Préparée à grand renfort d’éléments de langage, la présentation des projets de lois sur la justice en Conseil des ministres n’apporte rien de nouveau. Il s’agit toujours d’affirmer de manière incantatoire que la réforme donnera davantage d’efficacité, de lisibilité et d’accessibilité à la justice, en contradiction flagrante avec le contenu réel des textes. Tout débat de fond est éludé, la ministre se contentant d’affirmer, non sans un certain mépris, que les professionnels de terrain seraient incapables de comprendre sa réforme.
Sur le budget, la ministre assure que son projet ne se réduit pas à un plan d’économies budgétaires et annonce 6500 créations d’emplois sur cinq ans.
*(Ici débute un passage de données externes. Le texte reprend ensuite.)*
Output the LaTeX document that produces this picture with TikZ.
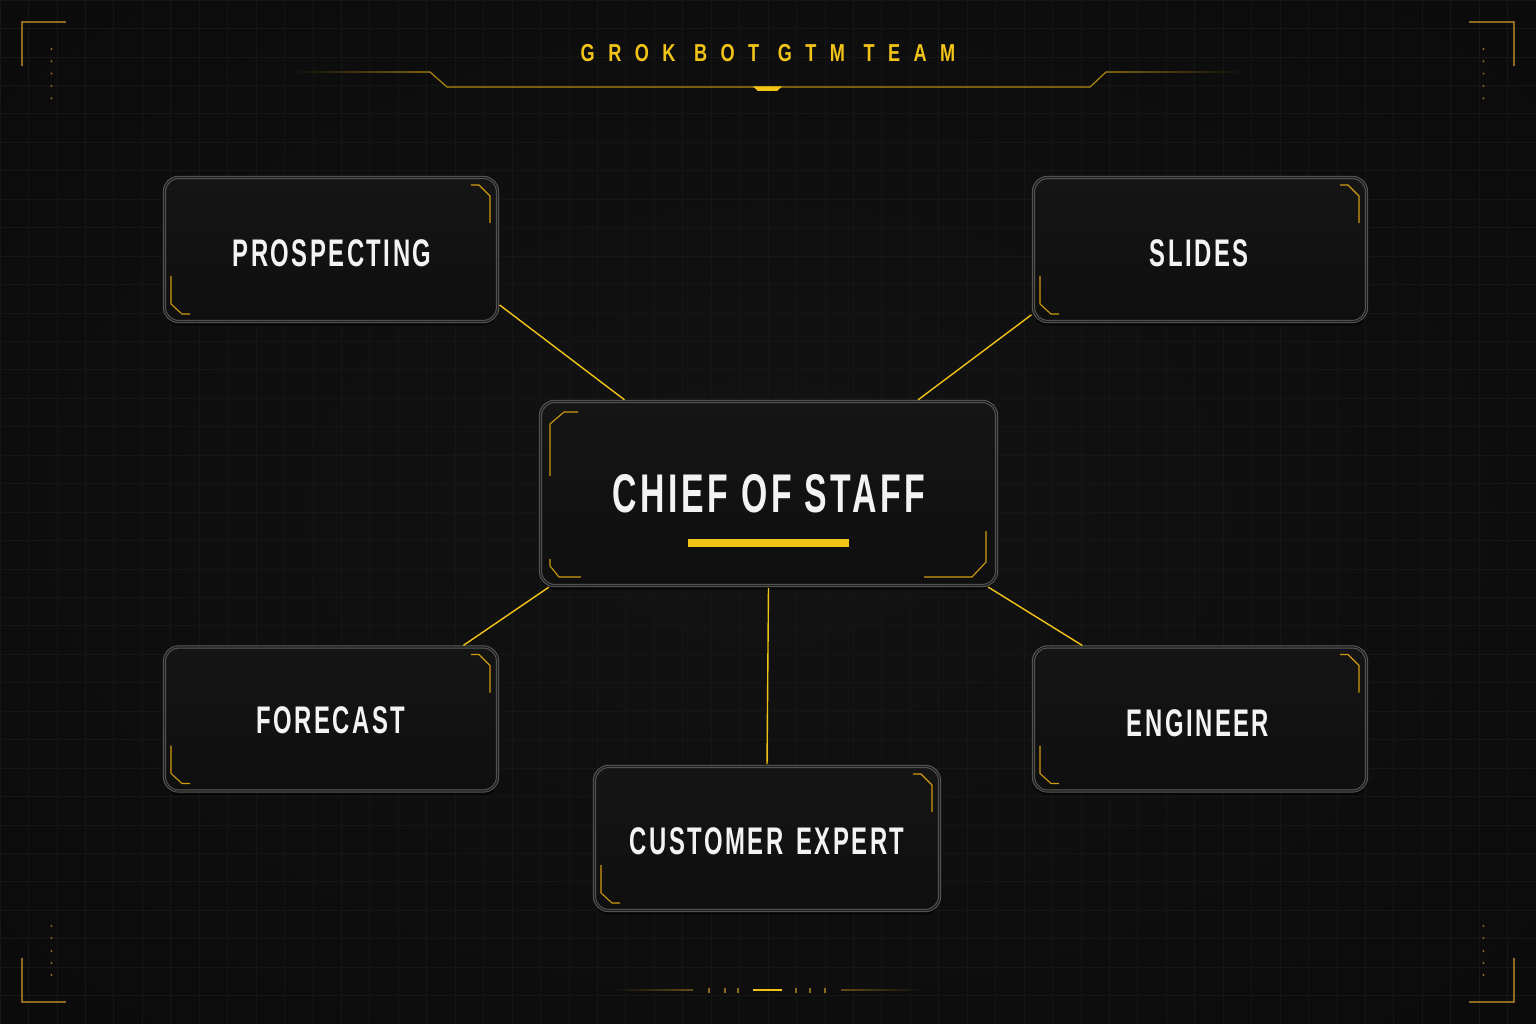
\documentclass[tikz,border=0pt]{standalone}
\usepackage{fontspec}
\setmainfont{Liberation Sans}
\newfontfamily\lblfont[FakeStretch=0.62,LetterSpace=6.5]{Liberation Sans Bold}
\newfontfamily\ttlfont[FakeStretch=0.74,LetterSpace=55]{Liberation Sans Bold}
\usetikzlibrary{calc,shadows}
\definecolor{bgA}{HTML}{131313}
\definecolor{bgB}{HTML}{0C0C0C}
\definecolor{bgC}{HTML}{070707}
\definecolor{gridc}{HTML}{161616}
\definecolor{cardtop}{HTML}{151515}
\definecolor{cardbot}{HTML}{0F0F0F}
\definecolor{cardline}{HTML}{5A5A57}
\definecolor{cardgap}{HTML}{1E1E1E}
\definecolor{gold}{HTML}{F2C417}
\definecolor{linegold}{HTML}{B08A10}
\definecolor{dimgold}{HTML}{8C6B1E}
\definecolor{brkc}{HTML}{D19B0E}
\definecolor{txt}{HTML}{F3F3F3}
\pgfdeclareradialshading{vign}{\pgfpoint{0bp}{0bp}}{color(0bp)=(bgA); color(30bp)=(bgB); color(50bp)=(bgC)}
\tikzset{
  card/.style={draw=cardline, double=cardgap, line width=1pt, double distance=1.2pt,
    rounded corners=14pt, top color=cardtop, bottom color=cardbot,
    drop shadow={shadow xshift=0pt, shadow yshift=-4pt, opacity=0.55, fill=black},
    minimum width=333pt, minimum height=144pt, inner sep=0pt},
  lbl/.style={text=txt, font=\lblfont\fontsize{38.5}{40}\selectfont, anchor=base, inner sep=0pt},
  wire/.style={draw=gold, line width=1.4pt, shorten <=2pt, shorten >=2pt},
  brk/.style={draw=brkc, line width=1.1pt, line join=round},
  framec/.style={draw=dimgold, line width=1.3pt},
}
\newcommand\cardbrk[1]{%
  \draw[brk] ($(#1.north east)+(-27,8)$) -- ($(#1.north east)+(-19,8)$) -- ($(#1.north east)+(-8,19)$) -- ($(#1.north east)+(-8,46)$);
  \draw[brk] ($(#1.south west)+(7,-46)$) -- ($(#1.south west)+(7,-18)$) -- ($(#1.south west)+(18,-8)$) -- ($(#1.south west)+(26,-8)$);}
\begin{document}
\begin{tikzpicture}[x=1pt,y=-1pt]
\useasboundingbox (0,0) rectangle (1536,1024);
\shade[shading=vign] (0,0) rectangle (1536,1024);
% grid
\foreach \i in {0,...,54} \draw[gridc, line width=0.7pt] (\i*28.444,0) -- (\i*28.444,1024);
\foreach \j in {0,...,36} \draw[gridc, line width=0.7pt] (0,\j*28.444) -- (1536,\j*28.444);
% frame corners
\draw[framec] (22,66) -- (22,22) -- (66,22);
\draw[framec] (1469,22) -- (1514,22) -- (1514,66);
\draw[framec] (22,958) -- (22,1002) -- (66,1002);
\draw[framec] (1469,1002) -- (1514,1002) -- (1514,958);
\foreach \y in {49,61.3,73.6,86,98.3} {
  \fill[dimgold] (51.5,\y) circle (1.1pt);
  \fill[dimgold] (1483.5,\y) circle (1.1pt);}
\foreach \y in {926,938,951,963,975} {
  \fill[dimgold] (51.5,\y) circle (1.1pt);
  \fill[dimgold] (1483.5,\y) circle (1.1pt);}
% bottom centre mark
\shade[left color=bgB, right color=dimgold!70!black] (610,989.4) rectangle (693,990.6);
\shade[left color=dimgold!70!black, right color=bgB] (841,989.4) rectangle (925,990.6);
\foreach \x in {709,725,738,796,810,825} \fill[dimgold] (\x-1,987.5) rectangle (\x+1,992.5);
\fill[gold] (753,989) rectangle (782,991);
% title
\node[text=gold, font=\ttlfont\fontsize{24.5}{25}\selectfont, anchor=base, inner sep=0pt] (title) at (768,62) {GROK BOT GTM TEAM};
\shade[left color=bgB, right color=linegold!70!black] (290,71.4) rectangle (430,72.6);
\shade[left color=linegold!70!black, right color=bgB] (1106,71.4) rectangle (1245,72.6);
\draw[linegold, line width=1.2pt, line join=round] (430,72) -- (447,87) -- (1090,87) -- (1106,72);
\fill[gold] (753,86.5) -- (782,86.5) -- (777,91) -- (758,91) -- cycle;
% cards
\node[card] (pros) at (331,249.5) {};
\node[card] (slides) at (1200,249.5) {};
\node[card, minimum width=456pt, minimum height=184pt] (chief) at (768.5,493.5) {};
\node[card] (fore) at (331,719) {};
\node[card] (eng) at (1200,719) {};
\node[card, minimum width=345pt] (cust) at (767,838.5) {};
% texts
\node[lbl] (prost) at (332,266) {PROSPECTING};
\node[lbl] (slidest) at (1199,266) {SLIDES};
\node[lbl, font=\lblfont\fontsize{54.5}{56}\selectfont] (chieft) at (769,512) {CHIEF OF STAFF};
\node[lbl] (foret) at (331,733) {FORECAST};
\node[lbl] (engt) at (1198,736) {ENGINEER};
\node[lbl] (custt) at (767,854) {CUSTOMER\hspace{4pt} EXPERT};
\fill[gold] ($(chief.center)+(-81,45.5)$) rectangle ($(chief.center)+(80,53.5)$);
% card brackets
\cardbrk{pros}
\cardbrk{slides}
\cardbrk{fore}
\cardbrk{eng}
\cardbrk{cust}
\draw[brk] ($(chief.north west)+(38,11)$) -- ($(chief.north west)+(24,11)$) -- ($(chief.north west)+(10,23)$) -- ($(chief.north west)+(10,75)$);
\draw[brk] ($(chief.south west)+(10,-27)$) -- ($(chief.south west)+(10,-20)$) -- ($(chief.south west)+(19,-9)$) -- ($(chief.south west)+(41,-9)$);
\draw[brk] ($(chief.south east)+(-11,-55)$) -- ($(chief.south east)+(-11,-24)$) -- ($(chief.south east)+(-25,-9)$) -- ($(chief.south east)+(-73,-9)$);
% connectors
\draw[wire] (pros.-18) -- (chief.147);
\draw[wire] (slides.-159.7) -- (chief.32);
\draw[wire] (fore.29.5) -- (chief.203);
\draw[wire] (eng.148.6) -- (chief.-23);
\draw[wire] (chief.south) -- (cust.north);
\end{tikzpicture}
\end{document}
C’est pourtant un discours bien différent qui nous a été tenu hier par la chancellerie dans le cadre des instances de dialogue social. « 800 à 900 postes pourraient être économisés », nous a-t-on dit. Une anticipation qui paraît bien hasardeuse, tant la réforme est par ailleurs confuse et incohérente. Sur les 6500 créations d’emplois promises, seuls 584 seront destinées aux services judiciaires, réparties en 400 postes de magistrats et 184 postes de fonctionnaires de greffe. Une augmentation qui représente en réalité un recul par rapport à celle consentie en 2017 et qui sera bien loin de répondre à l’urgence de la situation actuelle : un budget de la justice par habitant qui nous place au 23ème rang sur 28 en Europe, entre la Lettonie et l’Estonie.
Comme l’a souligné avec justesse un journaliste à la sortie du Conseil des ministres, ce ne sont pas des intérêts catégoriels qui rassemblent les professionnels qui parlent aujourd’hui d’une même voix : fonctionnaires de greffe, éducateurs de la PJJ, avocats et magistrats auraient en effet de ce point de vue peu de choses en commun. C’est bien la connaissance de nos métiers qui nous permet de décrypter un projet à l’abord complexe mais dont la ligne directrice est d’une simplicité déconcertante : démanteler, privatiser ou réduire tout ce qui peut l’être pour gagner quelques sous, au mépris des droits des personnes. La suppression du tribunal d’instance, la création d’une juridiction nationale des injonctions de payer, la dématérialisation et la déjudiciarisation à outrance en constituent des points saillants, et n’ont pas, malgré les oppositions, été retirés des textes.
Sur le plan pénal, cette logique d’économies de bout de chandelle coïncide opportunément avec l’OPA du ministère de l’Intérieur sur le ministère de la Justice. Le recul des garanties des droits fondamentaux pendant l’enquête, la marginalisation du juge d’instruction, la multiplication de procédures aboutissant à une réponse pénale indifférenciée et systématique sans débat judiciaire préalable, la réduction de la collégialité dans la prise de décision des juges, le tribunal criminel... sont autant de mesures traduisant une véritable faillite de ceux qui nous gouvernent dans leur vision de l’Etat de droit.
Le Conseil d’Etat a rappelé quelques principes à la ministre de la Justice, en rendant un avis défavorable, réservé, ou assorti de conditions supplémentaires à bon nombre de mesures, telles la généralisation des écoutes téléphoniques. Le parquet national antiterroriste (PNAT) annoncé en grande pompe par la ministre comme une machine de guerre pour l’ « efficacité » de la lutte contre le terrorisme en a fait les frais. Le Conseil d’Etat a souligné, comme nous l’avions fait il y a déjà plusieurs semaines, que cette nouvelle organisation n’était pas pertinente d’un point de vue opérationnel.
C’est que, dans cette matière, comme dans toutes les autres, l’utilité et la qualité d’une réforme ne se décrètent pas.